On the front of the church are two grand stiles (Che-pei), in marble, on which are inscribed in Manchu and Chinese the terms of the convention [Page 88]under which the old site was relinquished in exchange for the new one.

There is a scientific museum for astronomy and physics, which is provided with all necessary instruments and apparatus. There are also a complete printing and engraving office and a great clock in the compound.

I conclude with an extract from the Chinese Times of the 15th instant.

I have, etc.,

Charles Denby.
[Inclosure 1 in No. 772.]

The bishop’s banquet.

After the ceremony was over the visitors were entertained in four different refectories. A banquet was given to the high Chinese, also to their attendants. The bishop entertained sixty or eighty foreign guests in very handsome style. At the close of the refection, in a few well-chosen words, he welcomed the representatives of the Imperial Court and Government, and then addressed himself to H. E. Mon. Lemaire, minister of France, who briefly replied in terms of self-gratulation upon the visible union of France, China, and Rome. H. E. Shun then rose, and in clear tones said he was there by order of the Emperor and Empress, to return acknowledgment for the speed with which the removal had been effected, to express satisfaction with all that had been done, and to give assurances of Imperial good-will.

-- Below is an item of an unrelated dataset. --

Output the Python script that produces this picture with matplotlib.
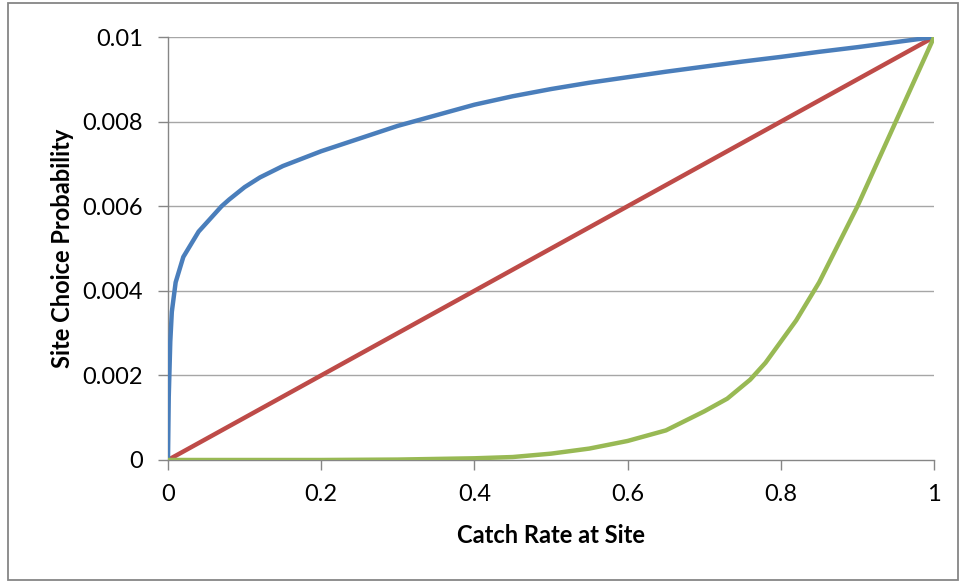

H. E. Mr. von Brandt then made a brief and happy speech, and was followed by Colonel Denby, minister of the United States, who, in excellent and fluent French, with full and well-modulated voice and genuine oratorical power, then proposed the health of “our dear Abbe Favier,” the Vitruvius and Palladio of Peking, a most pious and zealous missionary to boot, whose noble works we all saw.